Tuesday 17 November 2009

Barthes tonight, Next week and how to end the course...

Hi, thanks for much improved attendance this week. Next week is the last week of the seminar course and I'm afraid we have got behind with our readings.

I also regret that we have not spent enough time hearing your ideas and responses. I blame myself partly for being worried that the session will not achieve its potential if I don't fill it with 'delivery', but I also think that either smaller class sizes or a longer course would give us what the English call 'elbow room' to get to know everyone better and develop the important speculative conversation that SHOULD arise from anything titled 'seminar'.

At least I hope that the sessions you have attended, the handouts, the nblogs and exchanges with your peers will give you the grounds for making essays which are genuinely informed and engaged with the theme of The Subject and that you can take care to compose your essays so that they produce something of lasting value to you and to the debate.

Tonight's Barthes text proves to be still rich in its assertions, even if it can now be perhaps historicised as a 'classic' postmodern text. It's a wonderful investigation of writing by a writer, but its aims are much wider as it aims to deconstruct the 'Author' function in the broadest sense and as it applies to every artifact valued as of cultural significance. It would be wonderful to put all our mythological assumptions about e.g. the paintings of Van Gogh through this essay -as a kind of grinder - and see how or view of Van Gogh might be changed as a result!

We also managed to mention at least a few other important literary works not referred to by Barthes, including: Flaubert's Madame Bovary, Kazuo Ishiguro's Never Let Me Go, W.G Sebald's Austerlitz, and Dennis Potter's TV drama Karaoke.

Next week there are two texts we can try to look at (though time is certainly short. I'm ashamed to ay they are on 'Female Sexuality' (Jacqueline Rose) and the 'Queer' Subject (Judith Butler). ashamed because it seems I left these themes til last and almost left them out, but I believe I proceeded through the choice of texts in way that was meant to build a dynamic and historical line of thought which would culminate in these two texts.

Obviously we will be able to use them to discuss Gender, and Sexuality (referred to in the Silverman essay too), but they can also expand Barthes' notion of the Performative (not to be confused with 'Performance') Subject as well as introduce us to ideas of 'the body' that have been on the edge of the seminar but not yet really confronted. I will do my best to write a short gloss of each of the outstanding texts here on this blog and refer to them at least at the start of next week's session.

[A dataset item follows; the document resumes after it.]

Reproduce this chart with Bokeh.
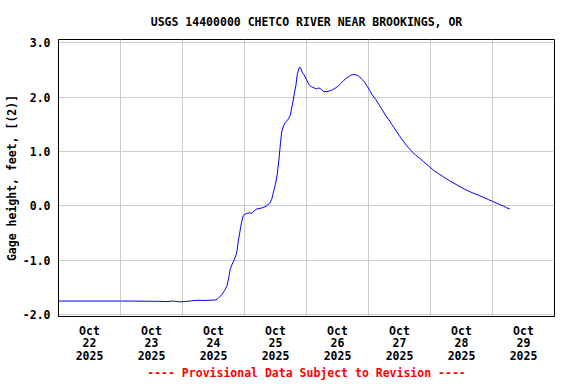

Just for interest's sake here is a little coincidental quote about the Subject as a body drawn from Hilary Mantel's review of a new book on hypochondria:
"Some of us, mostly men, regard our bodies as machines, and service them when they begin to grate and creak, or when they spluter to a halt by the roadside. Some treat their bodies like lovers, to be flattered and indulged, second-guessed and placated in the hope that they will thrive. All of us treat them as other; they are not our essential selves, they are what we drag around with us, a suitcase or steamer trunk with dubious, ever-shifting contents, a piece of luggage we didn't pack ourselves."


We must really hear from you and your essay ideas next week THE FINAL WEEK OF 'EXPLORING THE SUBJECT' 2009. Please bring a sketch, bullet points or outline and maybe a few images to illustrate if possible. DON'T BE AFRAID. Last year I had a terribly empty session after all these weeks of hard work because students simply felt intimidated enough by the fear of presentation to make them stay away -a great waste of a valuable opportunity.

We are all at the seminar to support each other and exchange ideas and time is so short that the spotlight won't be on you and your ideas for very long and you will certainly gain form the experience. It really doesn't matter how developed or undeveloped your essay project is, I guarantee it will be worth airing it next week, and once others know what you are interested in they will have a chance to discuss it wth you, if not in the seminar itself them informally afterwards.

Going through the ideas is also a nice way of reviewing the course, gong back to the essay questions, booklist etc. so please attend, encourage others to attend, and prepare a little to share with the group. Then we can celebrate that the end of the course is nigh and go off to complete our essays as a response to these weeks of rich content and concentration.